━━ Supplied data

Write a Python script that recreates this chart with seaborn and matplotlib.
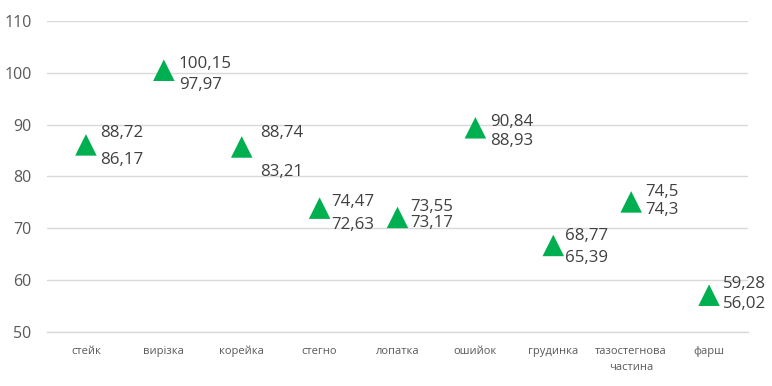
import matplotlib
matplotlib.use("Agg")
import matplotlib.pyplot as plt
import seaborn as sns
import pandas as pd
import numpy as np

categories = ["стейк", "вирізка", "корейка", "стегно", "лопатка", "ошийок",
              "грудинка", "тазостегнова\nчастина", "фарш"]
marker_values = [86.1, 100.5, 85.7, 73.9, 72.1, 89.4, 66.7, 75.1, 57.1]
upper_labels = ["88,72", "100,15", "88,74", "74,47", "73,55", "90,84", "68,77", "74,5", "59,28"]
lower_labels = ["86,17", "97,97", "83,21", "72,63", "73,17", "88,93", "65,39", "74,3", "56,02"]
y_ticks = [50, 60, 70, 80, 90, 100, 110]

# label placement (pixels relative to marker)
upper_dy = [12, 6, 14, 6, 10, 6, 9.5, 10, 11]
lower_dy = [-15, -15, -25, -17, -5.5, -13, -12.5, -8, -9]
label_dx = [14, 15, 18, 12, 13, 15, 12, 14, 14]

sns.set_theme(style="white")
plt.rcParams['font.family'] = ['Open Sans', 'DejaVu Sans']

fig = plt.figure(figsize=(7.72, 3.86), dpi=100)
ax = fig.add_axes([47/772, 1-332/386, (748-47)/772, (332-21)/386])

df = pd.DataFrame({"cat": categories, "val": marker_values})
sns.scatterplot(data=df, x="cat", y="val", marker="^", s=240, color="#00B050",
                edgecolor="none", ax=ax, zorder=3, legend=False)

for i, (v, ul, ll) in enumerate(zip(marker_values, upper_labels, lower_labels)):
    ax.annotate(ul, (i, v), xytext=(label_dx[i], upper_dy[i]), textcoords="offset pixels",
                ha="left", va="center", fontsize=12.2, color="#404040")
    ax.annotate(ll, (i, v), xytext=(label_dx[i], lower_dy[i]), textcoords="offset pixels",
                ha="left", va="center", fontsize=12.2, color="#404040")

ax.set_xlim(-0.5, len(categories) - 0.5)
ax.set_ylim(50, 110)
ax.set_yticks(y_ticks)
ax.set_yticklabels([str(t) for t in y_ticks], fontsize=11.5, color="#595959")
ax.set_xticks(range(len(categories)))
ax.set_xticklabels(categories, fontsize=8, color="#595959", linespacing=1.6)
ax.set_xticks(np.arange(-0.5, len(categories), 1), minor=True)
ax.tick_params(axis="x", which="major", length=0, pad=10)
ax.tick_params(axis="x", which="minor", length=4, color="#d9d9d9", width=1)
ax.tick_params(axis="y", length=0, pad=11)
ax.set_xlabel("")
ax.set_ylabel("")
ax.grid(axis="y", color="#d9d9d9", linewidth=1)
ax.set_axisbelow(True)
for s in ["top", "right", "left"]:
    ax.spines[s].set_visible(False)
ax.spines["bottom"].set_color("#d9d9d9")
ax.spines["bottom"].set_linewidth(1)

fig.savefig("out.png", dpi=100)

━━━━

List the lines that contain the word "seaborn".

Write a Python script that recreates this chart with seaborn and matplotlib.
import seaborn as sns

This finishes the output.